## [PROBLEM REQUIREMENTS]
Give the material once more, word for word, without any images.

## [DATA BLOCK]
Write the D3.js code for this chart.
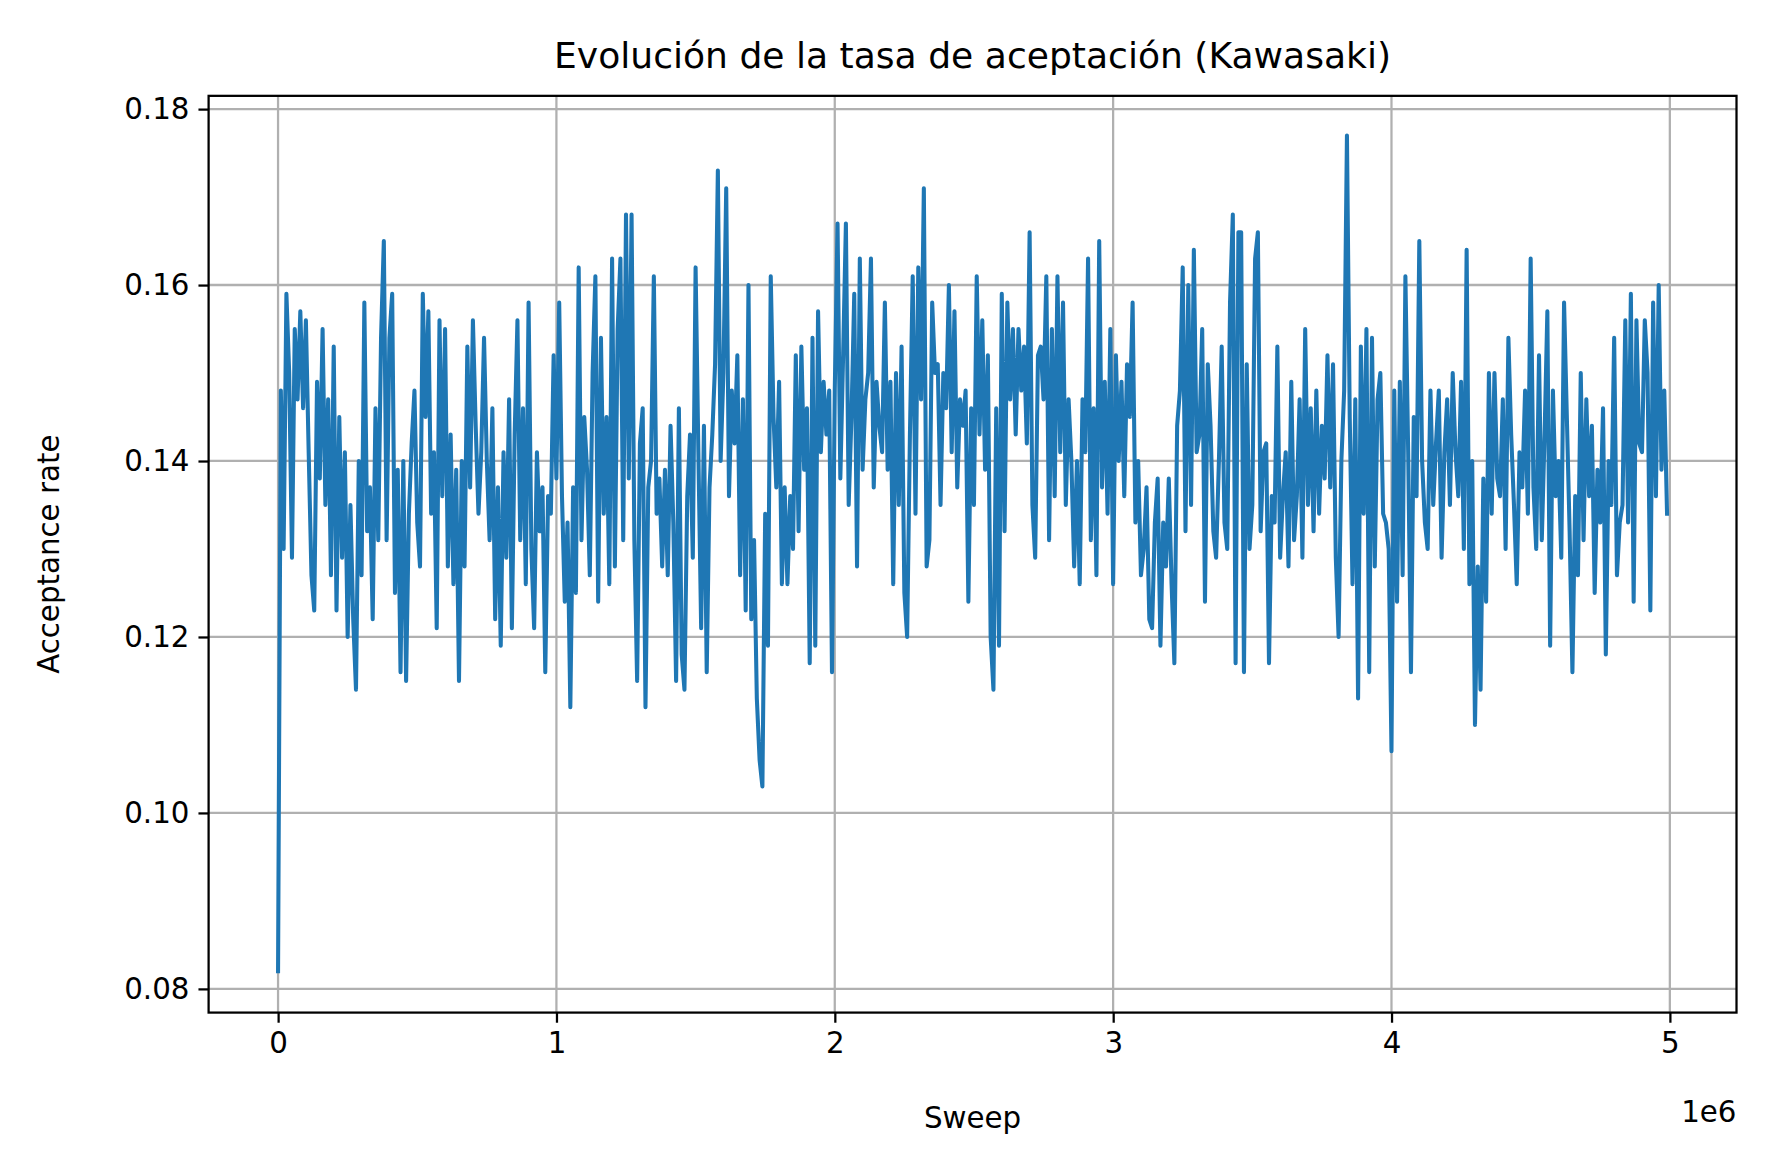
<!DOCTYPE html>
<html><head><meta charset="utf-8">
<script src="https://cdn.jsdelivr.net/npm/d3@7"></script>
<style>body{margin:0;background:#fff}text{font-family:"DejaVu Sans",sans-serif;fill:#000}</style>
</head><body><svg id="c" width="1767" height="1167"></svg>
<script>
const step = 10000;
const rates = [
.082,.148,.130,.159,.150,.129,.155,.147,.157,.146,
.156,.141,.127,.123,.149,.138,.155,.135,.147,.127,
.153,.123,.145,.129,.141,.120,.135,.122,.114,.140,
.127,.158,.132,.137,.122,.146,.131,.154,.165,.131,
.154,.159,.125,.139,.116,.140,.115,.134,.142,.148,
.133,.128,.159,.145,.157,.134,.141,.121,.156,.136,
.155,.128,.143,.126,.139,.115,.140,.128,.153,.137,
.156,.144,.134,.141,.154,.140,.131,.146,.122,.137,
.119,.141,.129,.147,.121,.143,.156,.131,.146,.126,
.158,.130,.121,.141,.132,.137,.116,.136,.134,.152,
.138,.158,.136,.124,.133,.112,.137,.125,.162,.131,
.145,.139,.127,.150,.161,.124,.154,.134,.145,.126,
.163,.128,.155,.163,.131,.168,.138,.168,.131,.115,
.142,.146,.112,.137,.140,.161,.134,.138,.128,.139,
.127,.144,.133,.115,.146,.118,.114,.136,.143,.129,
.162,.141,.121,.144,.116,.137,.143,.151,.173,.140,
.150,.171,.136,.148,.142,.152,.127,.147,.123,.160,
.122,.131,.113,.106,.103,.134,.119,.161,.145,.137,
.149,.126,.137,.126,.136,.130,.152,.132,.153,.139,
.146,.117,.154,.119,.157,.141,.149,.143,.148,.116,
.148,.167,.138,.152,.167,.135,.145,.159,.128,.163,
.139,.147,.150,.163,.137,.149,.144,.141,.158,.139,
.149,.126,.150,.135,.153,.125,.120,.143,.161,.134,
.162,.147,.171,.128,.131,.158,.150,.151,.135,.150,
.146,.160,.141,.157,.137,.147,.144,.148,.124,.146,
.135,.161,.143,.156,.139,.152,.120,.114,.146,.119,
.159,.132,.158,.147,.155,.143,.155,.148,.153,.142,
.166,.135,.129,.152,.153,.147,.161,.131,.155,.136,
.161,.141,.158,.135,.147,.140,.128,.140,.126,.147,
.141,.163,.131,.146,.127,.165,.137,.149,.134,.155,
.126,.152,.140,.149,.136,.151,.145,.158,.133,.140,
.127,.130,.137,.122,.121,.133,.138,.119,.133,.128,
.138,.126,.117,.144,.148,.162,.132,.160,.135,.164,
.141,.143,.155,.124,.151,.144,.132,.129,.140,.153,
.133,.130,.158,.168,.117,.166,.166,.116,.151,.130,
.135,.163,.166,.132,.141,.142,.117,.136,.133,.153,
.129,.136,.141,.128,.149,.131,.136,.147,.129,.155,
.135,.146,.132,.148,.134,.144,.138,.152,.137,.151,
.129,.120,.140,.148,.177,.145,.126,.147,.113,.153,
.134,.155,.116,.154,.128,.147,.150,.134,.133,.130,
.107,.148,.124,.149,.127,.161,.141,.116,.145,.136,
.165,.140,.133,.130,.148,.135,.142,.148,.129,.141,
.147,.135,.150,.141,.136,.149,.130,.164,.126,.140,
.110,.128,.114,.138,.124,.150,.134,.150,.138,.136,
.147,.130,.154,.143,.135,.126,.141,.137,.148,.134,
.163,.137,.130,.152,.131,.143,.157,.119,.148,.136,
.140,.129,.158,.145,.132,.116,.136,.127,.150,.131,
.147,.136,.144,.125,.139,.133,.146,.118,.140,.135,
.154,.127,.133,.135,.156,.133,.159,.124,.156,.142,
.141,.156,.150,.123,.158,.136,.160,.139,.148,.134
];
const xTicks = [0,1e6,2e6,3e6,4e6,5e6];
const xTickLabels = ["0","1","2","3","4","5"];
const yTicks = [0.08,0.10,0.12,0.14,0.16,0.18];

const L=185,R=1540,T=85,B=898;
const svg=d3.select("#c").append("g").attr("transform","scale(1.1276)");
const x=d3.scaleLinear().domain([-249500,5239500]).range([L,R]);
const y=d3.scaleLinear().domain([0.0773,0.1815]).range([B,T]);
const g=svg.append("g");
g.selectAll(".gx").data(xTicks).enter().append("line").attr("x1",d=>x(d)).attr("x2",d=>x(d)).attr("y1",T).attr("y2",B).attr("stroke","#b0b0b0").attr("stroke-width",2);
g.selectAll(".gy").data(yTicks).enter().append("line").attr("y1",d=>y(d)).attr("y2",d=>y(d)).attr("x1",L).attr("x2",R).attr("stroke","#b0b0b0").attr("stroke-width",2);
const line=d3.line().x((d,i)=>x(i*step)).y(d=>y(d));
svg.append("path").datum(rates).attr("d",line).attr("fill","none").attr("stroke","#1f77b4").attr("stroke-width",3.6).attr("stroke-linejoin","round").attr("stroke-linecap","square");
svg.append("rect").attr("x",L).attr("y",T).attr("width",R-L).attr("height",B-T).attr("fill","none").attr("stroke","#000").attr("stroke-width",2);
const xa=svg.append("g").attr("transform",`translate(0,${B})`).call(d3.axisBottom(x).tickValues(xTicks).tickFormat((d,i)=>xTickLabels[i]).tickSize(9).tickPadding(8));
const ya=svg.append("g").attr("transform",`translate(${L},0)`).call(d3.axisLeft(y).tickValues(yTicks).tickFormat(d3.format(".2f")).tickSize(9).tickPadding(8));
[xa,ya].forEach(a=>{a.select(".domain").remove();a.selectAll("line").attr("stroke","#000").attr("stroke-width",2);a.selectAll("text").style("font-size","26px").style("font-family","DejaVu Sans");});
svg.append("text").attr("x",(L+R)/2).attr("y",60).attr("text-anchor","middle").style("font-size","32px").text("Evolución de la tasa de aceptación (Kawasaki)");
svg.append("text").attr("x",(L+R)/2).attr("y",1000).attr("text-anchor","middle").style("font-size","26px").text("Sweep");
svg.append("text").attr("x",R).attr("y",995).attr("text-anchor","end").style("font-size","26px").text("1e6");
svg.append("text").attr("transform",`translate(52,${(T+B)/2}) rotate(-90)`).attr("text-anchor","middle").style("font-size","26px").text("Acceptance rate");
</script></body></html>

## [RESPONSE FOR THIS EXERCISE]
Write the D3.js code for this chart.
<!DOCTYPE html>
<html><head><meta charset="utf-8">
<script src="https://cdn.jsdelivr.net/npm/d3@7"></script>
<style>body{margin:0;background:#fff}text{font-family:"DejaVu Sans",sans-serif;fill:#000}</style>
</head><body><svg id="c" width="1767" height="1167"></svg>
<script>
const step = 10000;
const rates = [
.082,.148,.130,.159,.150,.129,.155,.147,.157,.146,
.156,.141,.127,.123,.149,.138,.155,.135,.147,.127,
.153,.123,.145,.129,.141,.120,.135,.122,.114,.140,
.127,.158,.132,.137,.122,.146,.131,.154,.165,.131,
.154,.159,.125,.139,.116,.140,.115,.134,.142,.148,
.133,.128,.159,.145,.157,.134,.141,.121,.156,.136,
.155,.128,.143,.126,.139,.115,.140,.128,.153,.137,
.156,.144,.134,.141,.154,.140,.131,.146,.122,.137,
.119,.141,.129,.147,.121,.143,.156,.131,.146,.126,
.158,.130,.121,.141,.132,.137,.116,.136,.134,.152,
.138,.158,.136,.124,.133,.112,.137,.125,.162,.131,
.145,.139,.127,.150,.161,.124,.154,.134,.145,.126,
.163,.128,.155,.163,.131,.168,.138,.168,.131,.115,
.142,.146,.112,.137,.140,.161,.134,.138,.128,.139,
.127,.144,.133,.115,.146,.118,.114,.136,.143,.129,
.162,.141,.121,.144,.116,.137,.143,.151,.173,.140,
.150,.171,.136,.148,.142,.152,.127,.147,.123,.160,
.122,.131,.113,.106,.103,.134,.119,.161,.145,.137,
.149,.126,.137,.126,.136,.130,.152,.132,.153,.139,
.146,.117,.154,.119,.157,.141,.149,.143,.148,.116,
.148,.167,.138,.152,.167,.135,.145,.159,.128,.163,
.139,.147,.150,.163,.137,.149,.144,.141,.158,.139,
.149,.126,.150,.135,.153,.125,.120,.143,.161,.134,
.162,.147,.171,.128,.131,.158,.150,.151,.135,.150,
.146,.160,.141,.157,.137,.147,.144,.148,.124,.146,
.135,.161,.143,.156,.139,.152,.120,.114,.146,.119,
.159,.132,.158,.147,.155,.143,.155,.148,.153,.142,
.166,.135,.129,.152,.153,.147,.161,.131,.155,.136,
.161,.141,.158,.135,.147,.140,.128,.140,.126,.147,
.141,.163,.131,.146,.127,.165,.137,.149,.134,.155,
.126,.152,.140,.149,.136,.151,.145,.158,.133,.140,
.127,.130,.137,.122,.121,.133,.138,.119,.133,.128,
.138,.126,.117,.144,.148,.162,.132,.160,.135,.164,
.141,.143,.155,.124,.151,.144,.132,.129,.140,.153,
.133,.130,.158,.168,.117,.166,.166,.116,.151,.130,
.135,.163,.166,.132,.141,.142,.117,.136,.133,.153,
.129,.136,.141,.128,.149,.131,.136,.147,.129,.155,
.135,.146,.132,.148,.134,.144,.138,.152,.137,.151,
.129,.120,.140,.148,.177,.145,.126,.147,.113,.153,
.134,.155,.116,.154,.128,.147,.150,.134,.133,.130,
.107,.148,.124,.149,.127,.161,.141,.116,.145,.136,
.165,.140,.133,.130,.148,.135,.142,.148,.129,.141,
.147,.135,.150,.141,.136,.149,.130,.164,.126,.140,
.110,.128,.114,.138,.124,.150,.134,.150,.138,.136,
.147,.130,.154,.143,.135,.126,.141,.137,.148,.134,
.163,.137,.130,.152,.131,.143,.157,.119,.148,.136,
.140,.129,.158,.145,.132,.116,.136,.127,.150,.131,
.147,.136,.144,.125,.139,.133,.146,.118,.140,.135,
.154,.127,.133,.135,.156,.133,.159,.124,.156,.142,
.141,.156,.150,.123,.158,.136,.160,.139,.148,.134
];
const xTicks = [0,1e6,2e6,3e6,4e6,5e6];
const xTickLabels = ["0","1","2","3","4","5"];
const yTicks = [0.08,0.10,0.12,0.14,0.16,0.18];

const L=185,R=1540,T=85,B=898;
const svg=d3.select("#c").append("g").attr("transform","scale(1.1276)");
const x=d3.scaleLinear().domain([-249500,5239500]).range([L,R]);
const y=d3.scaleLinear().domain([0.0773,0.1815]).range([B,T]);
const g=svg.append("g");
g.selectAll(".gx").data(xTicks).enter().append("line").attr("x1",d=>x(d)).attr("x2",d=>x(d)).attr("y1",T).attr("y2",B).attr("stroke","#b0b0b0").attr("stroke-width",2);
g.selectAll(".gy").data(yTicks).enter().append("line").attr("y1",d=>y(d)).attr("y2",d=>y(d)).attr("x1",L).attr("x2",R).attr("stroke","#b0b0b0").attr("stroke-width",2);
const line=d3.line().x((d,i)=>x(i*step)).y(d=>y(d));
svg.append("path").datum(rates).attr("d",line).attr("fill","none").attr("stroke","#1f77b4").attr("stroke-width",3.6).attr("stroke-linejoin","round").attr("stroke-linecap","square");
svg.append("rect").attr("x",L).attr("y",T).attr("width",R-L).attr("height",B-T).attr("fill","none").attr("stroke","#000").attr("stroke-width",2);
const xa=svg.append("g").attr("transform",`translate(0,${B})`).call(d3.axisBottom(x).tickValues(xTicks).tickFormat((d,i)=>xTickLabels[i]).tickSize(9).tickPadding(8));
const ya=svg.append("g").attr("transform",`translate(${L},0)`).call(d3.axisLeft(y).tickValues(yTicks).tickFormat(d3.format(".2f")).tickSize(9).tickPadding(8));
[xa,ya].forEach(a=>{a.select(".domain").remove();a.selectAll("line").attr("stroke","#000").attr("stroke-width",2);a.selectAll("text").style("font-size","26px").style("font-family","DejaVu Sans");});
svg.append("text").attr("x",(L+R)/2).attr("y",60).attr("text-anchor","middle").style("font-size","32px").text("Evolución de la tasa de aceptación (Kawasaki)");
svg.append("text").attr("x",(L+R)/2).attr("y",1000).attr("text-anchor","middle").style("font-size","26px").text("Sweep");
svg.append("text").attr("x",R).attr("y",995).attr("text-anchor","end").style("font-size","26px").text("1e6");
svg.append("text").attr("transform",`translate(52,${(T+B)/2}) rotate(-90)`).attr("text-anchor","middle").style("font-size","26px").text("Acceptance rate");
</script></body></html>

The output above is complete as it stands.